L’ancienne organisation politique des Kunas a été améliorée par des «Congresos
Locales» (communautés) et des «Congresos Generales» (comarcas) qui ont
contribué à conserver une forte cohésion du groupe et maintenir le pouvoir
de décision sur les activités effectuées sur leur territoire, puis exercer
le contrôle sur leurs ressources naturelles ou d'autres ressources de la
région.
D'autres suivirent pour d'autres ethnies cependant, on compte quelque 48
communautés Emberá-Waunan réparties dans la province de Darién et dans une
partie de l'est de Panama dont les membres sont demeurés hors de la
comarca et qui luttent pour la reconnaissance de leurs terres collectives.
Au total, on compte cinq comarcas autochtones: la comarca Kuna Yala, la
comarca d'Emberá-Waunan, la comarca de Ngobe-Buglé, la comarca de Kuna
Madugandí, la comarca de Wargandí. Le Panama est l’un des rares États
d’Amérique latin a avoir adopté ce mode d’autogouvernement à l’intention
de ses autochtones. Ceux-ci peuvent adopter des lois dans la mesure où
elles ne contreviennent pas aux dispositions constitutionnelles de la
République, ni aux lois du pays.
Malgré cette disposition constitutionnelle, les peuples indigènes de
Panama se sont trouvés devant un énorme défi: défendre leurs territoires
contre les exploitants étrangers des ressources minières. Malgré cette
reconnaissance constitutionnelle, le processus juridique reste néanmoins
basé sur un Code minier (Código Minero) désuet datant de 1963. Le Code
minier ne reconnaît pas dans sa totalité l'intégrité et le respect des
régions indigènes. Pour beaucoup de Panaméens, les autochtones sont encore
considérés comme des «ennemis du développement» («enemigos del desarrollo»)
économique et restent isolés du «progrès».
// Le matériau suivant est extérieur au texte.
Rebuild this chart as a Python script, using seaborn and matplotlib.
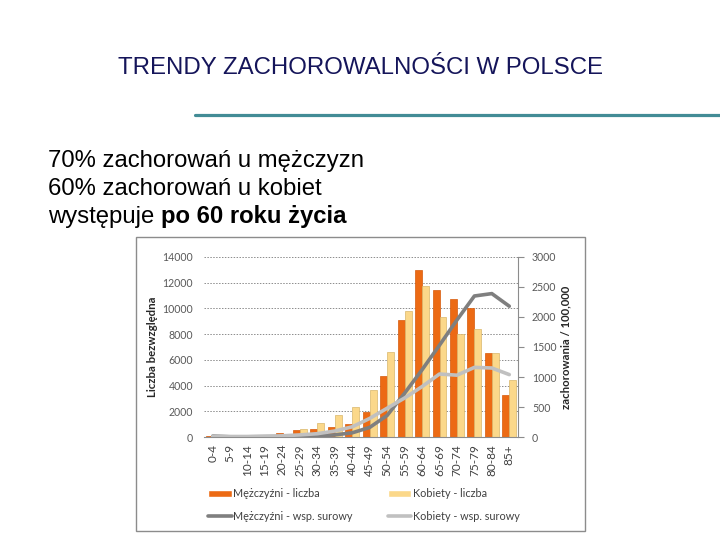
import numpy as np
import pandas as pd
import matplotlib
matplotlib.use("Agg")
import matplotlib.pyplot as plt
import seaborn as sns
from matplotlib.patches import Rectangle
from matplotlib.lines import Line2D

# ---- data ----
age_groups = ["0-4", "5-9", "10-14", "15-19", "20-24", "25-29", "30-34", "35-39",
              "40-44", "45-49", "50-54", "55-59", "60-64", "65-69", "70-74",
              "75-79", "80-84", "85+"]
men_count = [90, 30, 40, 80, 280, 550, 620, 800, 1010, 1980, 4750, 9100, 13000,
             11400, 10750, 10000, 6550, 3240]
women_count = [60, 30, 40, 70, 150, 600, 1060, 1720, 2320, 3650, 6600, 9800, 11750,
               9300, 8000, 8400, 6550, 4430]
men_rate = [15, 5, 5, 8, 10, 12, 18, 35, 70, 160, 360, 730, 1120, 1530, 1950,
            2350, 2390, 2180]
women_rate = [10, 5, 5, 10, 20, 35, 55, 100, 170, 310, 480, 650, 840, 1050, 1030,
              1160, 1150, 1040]
left_ticks = [0, 2000, 4000, 6000, 8000, 10000, 12000, 14000]
right_ticks = [0, 500, 1000, 1500, 2000, 2500, 3000]

lab_m_cnt = "Mężczyźni - liczba"
lab_w_cnt = "Kobiety - liczba"
lab_m_rate = "Mężczyźni - wsp. surowy"
lab_w_rate = "Kobiety - wsp. surowy"

bars = pd.DataFrame({
    "grupa": age_groups * 2,
    "liczba": men_count + women_count,
    "seria": [lab_m_cnt] * len(age_groups) + [lab_w_cnt] * len(age_groups),
})
lines = pd.DataFrame({
    "grupa": age_groups * 2,
    "wsp": men_rate + women_rate,
    "seria": [lab_m_rate] * len(age_groups) + [lab_w_rate] * len(age_groups),
})

sns.set_style("white")
plt.rcParams["font.family"] = ["Liberation Sans", "DejaVu Sans"]

fig = plt.figure(figsize=(7.2, 5.4), dpi=100)
fig.patch.set_facecolor("white")

# ---- slide texts ----
fig.text(360 / 720, 1 - 68 / 540, "TRENDY ZACHOROWALNOŚCI W POLSCE", ha="center", va="center",
         fontsize=17.3, color="#15155a")
fig.add_artist(Line2D([195 / 720, 1.0], [1 - 115 / 540] * 2, color="#438c96", lw=2.3,
                      transform=fig.transFigure))
body_fs = 17.2
fig.text(48 / 720, 1 - 161 / 540, "70% zachorowań u mężczyzn", ha="left", va="center",
         fontsize=body_fs, color="black")
fig.text(48 / 720, 1 - 189 / 540, "60% zachorowań u kobiet", ha="left", va="center",
         fontsize=body_fs, color="black")
t = fig.text(48 / 720, 1 - 217 / 540, "występuje ", ha="left", va="center",
             fontsize=body_fs, color="black")
fig.canvas.draw()
bb = t.get_window_extent()
fig.text(bb.x1 / 720, 1 - 217 / 540, "po 60 roku życia", ha="left", va="center",
         fontsize=body_fs, color="black", fontweight="bold")

# chart frame
fig.add_artist(Rectangle((136 / 720, 1 - 531 / 540), (585 - 136) / 720, (531 - 237) / 540,
                         transform=fig.transFigure, fill=False, edgecolor="#8c8c8c", lw=1.0))

# ---- chart ----
chart_font = ["Lato", "DejaVu Sans"]
ax = fig.add_axes([204 / 720, 1 - 437 / 540, 314 / 720, 180 / 540])
sns.barplot(data=bars, x="grupa", y="liczba", hue="seria", order=age_groups,
            palette=["#ec6a14", "#fbd88a"], width=0.8, ax=ax, legend=True,
            saturation=1, gap=0)
for cont, ec in zip(ax.containers, ["#d65a0c", "#d9b66a"]):
    for p in cont:
        p.set_edgecolor(ec)
        p.set_linewidth(0.5)

ax.set_ylim(0, 14000)
ax.set_xlim(-0.5, len(age_groups) - 0.5)
ax.set_yticks(left_ticks)
ax.set_yticklabels([str(v) for v in left_ticks], fontsize=7.6, color="#595959",
                   family=chart_font)
ax.set_xticks(range(len(age_groups)))
ax.set_xticklabels(age_groups, rotation=90, fontsize=8.5, color="#404040",
                   family=chart_font)
ax.set_xticks(np.arange(-0.5, len(age_groups), 1), minor=True)
ax.tick_params(axis="x", which="major", length=0, pad=5)
ax.tick_params(axis="x", which="minor", length=4, color="#8c8c8c", direction="out")
ax.tick_params(axis="y", length=0, pad=8)
ax.grid(axis="y", linestyle=(0, (1.5, 1.5)), color="#8c8c8c", lw=0.7)
ax.set_axisbelow(True)
for s in ["top", "right", "left"]:
    ax.spines[s].set_visible(False)
ax.spines["bottom"].set_color("#8c8c8c")
ax.set_xlabel("")
ax.set_ylabel("Liczba bezwzględna", fontsize=8.2, fontweight="bold", family=chart_font,
              labelpad=3)
bar_handles, bar_labels = ax.get_legend_handles_labels()
ax.get_legend().remove()

ax2 = ax.twinx()
sns.lineplot(data=lines, x="grupa", y="wsp", hue="seria", palette=["#7f7f7f", "#c0c0c0"],
             lw=2.6, ax=ax2, sort=False)
ax2.set_ylim(0, 3000)
ax2.set_xlim(-0.5, len(age_groups) - 0.5)
ax2.set_yticks(right_ticks)
ax2.set_yticklabels([str(v) for v in right_ticks], fontsize=7.6, color="#595959",
                    family=chart_font)
ax2.tick_params(axis="y", length=4, color="#8c8c8c", direction="out", pad=6)
for s in ["top", "left", "bottom"]:
    ax2.spines[s].set_visible(False)
ax2.spines["right"].set_color("#8c8c8c")
ax2.set_ylabel("zachorowania / 100,000", fontsize=8.2, fontweight="bold",
               family=chart_font, rotation=90, labelpad=3)
ax2.set_xlabel("")
line_handles, line_labels = ax2.get_legend_handles_labels()
ax2.get_legend().remove()

handles = [bar_handles[0], line_handles[0], bar_handles[1], line_handles[1]]
labels = [bar_labels[0], line_labels[0], bar_labels[1], line_labels[1]]
fig.legend(handles, labels, ncol=2, loc="center", bbox_to_anchor=(364 / 720, 1 - 505 / 540),
           frameon=False, prop={"family": chart_font, "size": 7.8}, labelcolor="#404040",
           columnspacing=3.2, handlelength=2.2, handletextpad=0.15, labelspacing=1.05)

fig.savefig("out.png", dpi=100, facecolor="white")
et dans les faits, la plupart des activités minières entraînent des
conséquences écologiques importantes sur la flore, la faune et les eaux,
ce qui oblige le gouvernement à déplacer des populations autochtones
entières vers d’autres lieux de résidence.
Ce n’est pas pour rien que le Comité pour l’élimination de la
discrimination raciale de l’Organisation des Nations unies (le 14e rapport
périodique de 1996) mentionnait que «la question des droits fonciers des
populations autochtones n’a pas été réglée dans la grande majorité des
cas» et reconnaissait que ces droits semblent «menacés par les activités
minières entreprises par des sociétés étrangères, avec l’accord des
autorités centrales», et par le développement du tourisme dans les régions
habitées par les populations autochtones.
Soulignons enfin que le gouvernement de Panama n'a pas encore signé ni
ratifié la Convention relative aux peuples indigènes de l’Organisation
internationale du travail (OIT). Pourtant, beaucoup d'États
latino-américains l'ont ratifiée: l’Équateur, la Bolivie, le Paraguay, le
Pérou et, en Amérique centrale, le Guatemala, le Costa Rica, le Honduras
et l’Argentine. Il est vrai que la Convention est plus ou moins appliquée
dans la plupart des pays et qu'une ratification qui ne s'accompagne pas de
mesures destinées à la mettre en vigueur reste inutile. Il est probable
que c'est là le point de vue du gouvernement panaméen
En fait, l’éducation primaire est généralement donnée dans la langue
autochtone lors de la première année scolaire. Par la suite, les élèves
passent à l’espagnol. On invoque le fait que les écoles manquent de
manuels et d’enseignants bilingues qualifiés. La plupart des professeurs
viennent de Panamá Ciudad et ils donnent leurs cours en espagnol, car ils
ignorent les langues indigènes.
Les autochtones estiment aussi qu’il est difficile de parler des droits
humains, de démocratie et d’équité, alors qu’ils sont impliqués contre
leur gré dans des projets économiques néo-libérales qui accentuent les
différences entre les plus riches et les plus pauvres. Alors qu’ils
représentent 10 % (sic) de la population panaméenne, 95,4 % des indigènes
vivent sous le deuil de la pauvreté et 86,4 %, dans une «extrême
pauvreté».
Ils affirment également partager «comme d'autres peuples indigènes» une
«triste histoire» soumise aux politiques qui ont provoqué l’invasion de
leurs territoires, la modification de la bio-diversité, la violation des
accords nationaux et internationaux, la discrimination, le génocide, les
conditions sanitaires précaires et les difficiles conditions de vie
propres aux peuples opprimés.
En somme, la situation des autochtones panaméens ne semble pas être
meilleure que dans la plupart des pays latino-américains.